Что это за подзабытая проблема? Безусловно, обсуждаемый круг вопросов крайне важен. И давно назревшая реформа отечественных научных журналов, и эффективная наукометрическая система, которая отвечала бы реальным задачам, стоящим сейчас перед российской наукой, а не служила бы каноническим примером действия закона Гудхарта, и даже развитие издательства «Наука»! Как бы в этом месте ни кривились в усмешке чьи-то губы, оно является последним крупным центром компетенций в области научного книгоиздания. Ещё недавно казавшаяся неизбежной потеря «Науки» была бы огромной и невосполнимой.
Так в чём же заключается особенность научной информации, делающей уход вчерашних друзей столь чувствительным? Главное её свойство — «импортоНЕзаместимость». Действительно, если Apple ушёл из России, то можно ввезти iPhone откуда-нибудь ещё, путями, которые и не снились лихим торговцам прошлых веков. Если коварные владельцы торговой марки захотят «превратить ваш iPhone в кирпич», то можно перейти на «дружественный» бренд. Наконец, если вражьи щупальца дотянутся и до него, скажем через операционную систему, то можно будет быстренько сварганить что-то своё, реанимировать YotaPhone или другое в том же духе. Выглядеть будет поскромней, работать — более сурово, но без связи и любимых соцсетей не останемся.

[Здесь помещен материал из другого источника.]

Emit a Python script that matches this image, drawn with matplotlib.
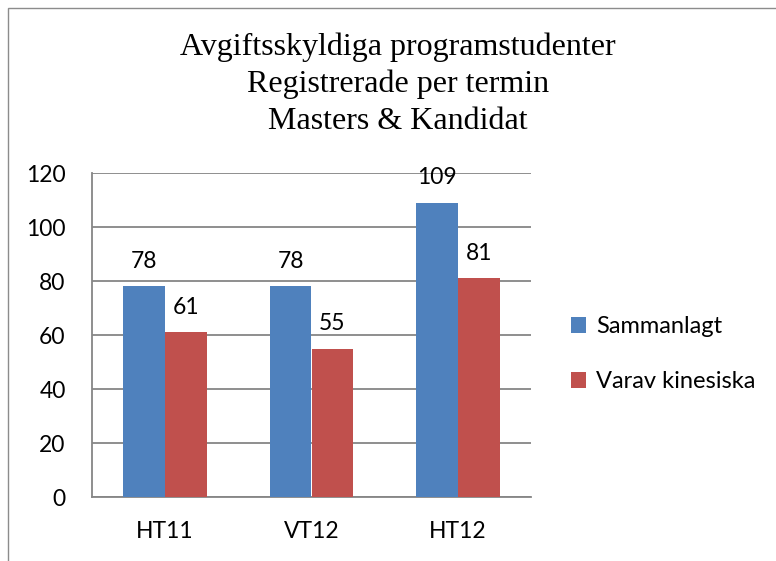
import matplotlib
matplotlib.use("Agg")
import matplotlib.pyplot as plt
from matplotlib.patches import Rectangle
import numpy as np

categories = ["HT11", "VT12", "HT12"]
series_names = ["Sammanlagt", "Varav kinesiska"]
sammanlagt = [78, 78, 109]
kinesiska = [61, 55, 81]
yticks = [0, 20, 40, 60, 80, 100, 120]
title_lines = ["Avgiftsskyldiga programstudenter", "Registrerade per termin", "Masters & Kandidat"]

BLUE = "#4F81BD"
RED = "#C0504D"
GRID = "#868686"
SANS = ["Lato", "DejaVu Sans"]
FS = 16.5

W, H = 776, 561
fig = plt.figure(figsize=(W / 100, H / 100), dpi=100)

# outer chart frame (left and top visible)
fig.patches.append(Rectangle((8 / W, -0.2), 1.5, 1.2 - 8 / H, transform=fig.transFigure,
                             fill=False, edgecolor="#8c8c8c", linewidth=1.0))

ax = fig.add_axes([92 / W, 1 - 497 / H, (531 - 92) / W, (497 - 173) / H])

x = np.arange(len(categories))
bw = 0.2857
b1 = ax.bar(x - bw / 2, sammanlagt, bw, color=BLUE, label=series_names[0], zorder=3)
b2 = ax.bar(x + bw / 2, kinesiska, bw, color=RED, label=series_names[1], zorder=3)

for bars, vals in ((b1, sammanlagt), (b2, kinesiska)):
    for rect, v in zip(bars, vals):
        ax.annotate(str(v), (rect.get_x() + rect.get_width() / 2, v),
                    xytext=(0, 13.5), textcoords="offset points",
                    ha="center", va="baseline", fontsize=FS, family=SANS, color="black")

ax.set_xlim(-0.5, len(categories) - 0.5)
ax.set_ylim(0, 120)
ax.set_yticks(yticks)
ax.set_xticks(x)
ax.set_xticklabels(categories)
ax.yaxis.grid(True, color=GRID, linewidth=1.3, zorder=0)
ax.set_axisbelow(True)
for s in ("top", "right"):
    ax.spines[s].set_visible(False)
for s in ("left", "bottom"):
    ax.spines[s].set_color(GRID)
    ax.spines[s].set_linewidth(1.3)
ax.tick_params(axis="both", length=0, labelsize=FS, colors="black")
ax.tick_params(axis="y", pad=19)
ax.tick_params(axis="x", pad=17)
for lab in ax.get_xticklabels() + ax.get_yticklabels():
    lab.set_family(SANS)

fig.text(398 / W, 1 - 32 / H, "\n".join(title_lines), ha="center", va="top",
         fontsize=23, family=["Liberation Serif"], linespacing=1.36)

leg = ax.legend(loc="upper left", bbox_to_anchor=(571 / W, 1 - 316 / H),
                bbox_transform=fig.transFigure, frameon=False,
                prop={"family": SANS, "size": 17},
                handlelength=0.65, handleheight=0.65, handletextpad=0.4,
                labelspacing=1.45, borderaxespad=0, borderpad=0)

fig.savefig("out.png", dpi=100)
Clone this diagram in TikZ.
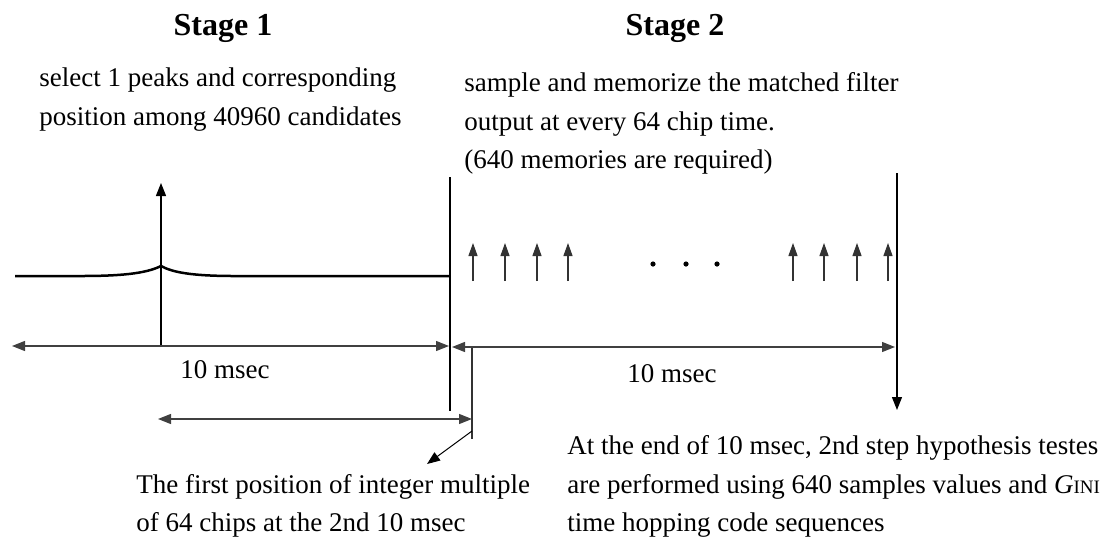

А чем можно «импортозаместить» научную информацию? Ответ пугающе однозначен: ничем! Во-первых, не существует физической и даже теоретической возможности производить всю научную информацию внутри одной страны, даже самой богатой и развитой. Для этого потребовалось бы монопольное владение всеми результатами научного труда всех учёных мира. Во-вторых, вся суть системы научных коммуникаций заключается в знакомстве с информацией обо всех чужих достижениях и открытиях. Это главное изначальное условие обязывает иметь доступ именно к тому, что происходит за географическими и политическими границами отечественной научной сферы. И никакая статья индонезийского или даже китайского автора не отменит необходимости знать, над чем работают и чего добиваются в процессе этой работы учёные из стран, ставших недружественными. По значительному ряду позиций получение точных и, что немаловажно, своевременных сведений именно о научных достижениях последних — наиболее приоритетная задача.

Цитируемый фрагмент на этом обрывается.